# [Task]
Lines containing the word "that" need to be counted. Please reply with how many there are, and nothing else.

##### Input for this task #####

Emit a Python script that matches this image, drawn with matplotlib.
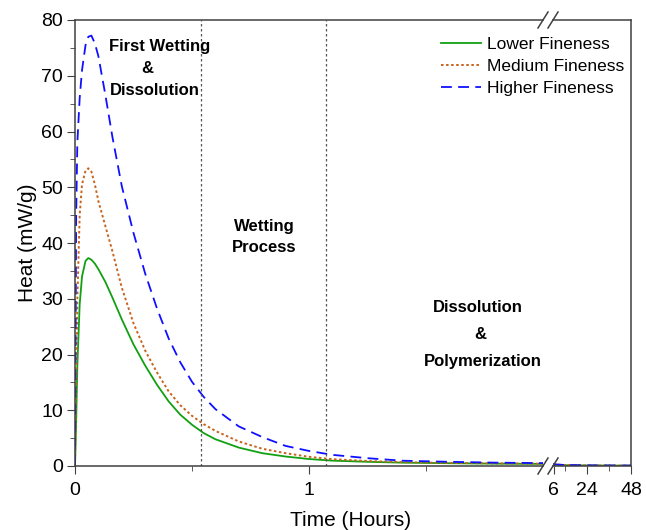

#####
##### Input for this task #####

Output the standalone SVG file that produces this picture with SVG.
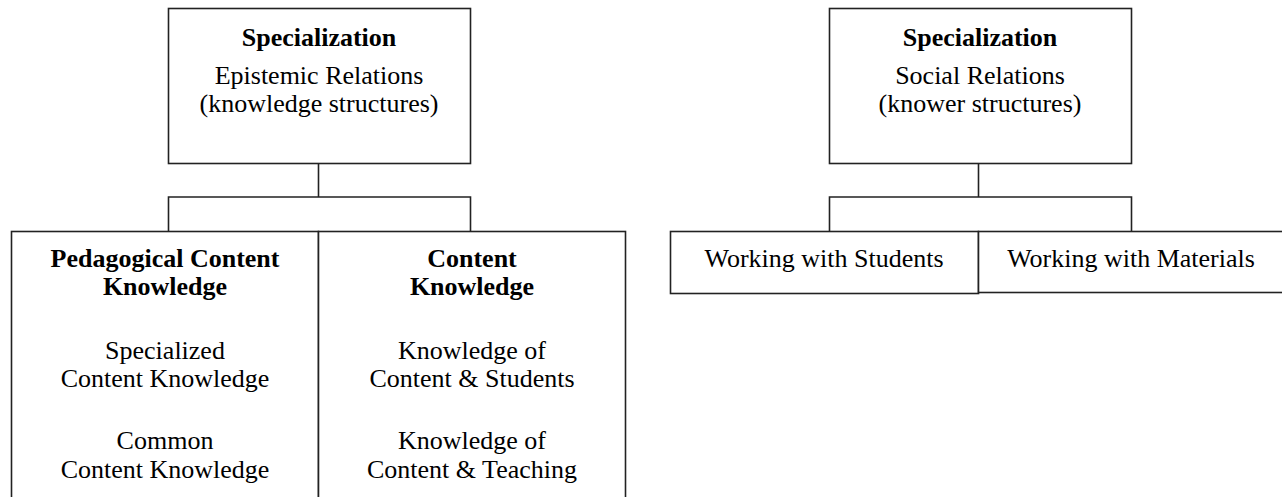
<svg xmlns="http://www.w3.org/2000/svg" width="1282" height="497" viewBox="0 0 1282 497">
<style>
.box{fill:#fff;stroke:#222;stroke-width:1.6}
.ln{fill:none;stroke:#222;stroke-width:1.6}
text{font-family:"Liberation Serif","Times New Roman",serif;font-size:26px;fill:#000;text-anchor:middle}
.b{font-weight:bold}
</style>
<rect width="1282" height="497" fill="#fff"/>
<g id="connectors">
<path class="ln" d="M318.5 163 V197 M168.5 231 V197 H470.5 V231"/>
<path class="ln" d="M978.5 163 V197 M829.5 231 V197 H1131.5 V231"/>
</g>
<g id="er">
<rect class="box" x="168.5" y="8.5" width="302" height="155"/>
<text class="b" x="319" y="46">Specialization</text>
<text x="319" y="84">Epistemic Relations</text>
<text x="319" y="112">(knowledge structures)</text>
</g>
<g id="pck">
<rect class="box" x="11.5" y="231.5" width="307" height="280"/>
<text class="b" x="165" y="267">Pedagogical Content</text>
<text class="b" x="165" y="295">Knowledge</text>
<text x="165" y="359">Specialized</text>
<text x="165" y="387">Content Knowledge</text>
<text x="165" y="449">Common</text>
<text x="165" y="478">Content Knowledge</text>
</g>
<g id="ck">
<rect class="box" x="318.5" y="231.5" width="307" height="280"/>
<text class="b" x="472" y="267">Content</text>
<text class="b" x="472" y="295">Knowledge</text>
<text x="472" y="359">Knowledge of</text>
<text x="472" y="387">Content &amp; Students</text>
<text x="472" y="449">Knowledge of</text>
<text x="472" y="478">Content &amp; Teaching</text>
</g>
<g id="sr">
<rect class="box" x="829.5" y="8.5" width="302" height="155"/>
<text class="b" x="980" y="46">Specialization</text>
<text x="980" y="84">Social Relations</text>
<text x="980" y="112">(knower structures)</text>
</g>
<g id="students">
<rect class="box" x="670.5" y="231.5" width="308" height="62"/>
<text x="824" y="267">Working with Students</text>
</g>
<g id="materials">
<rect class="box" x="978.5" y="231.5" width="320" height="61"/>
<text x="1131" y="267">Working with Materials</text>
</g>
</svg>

#####

# [Exercise response]
2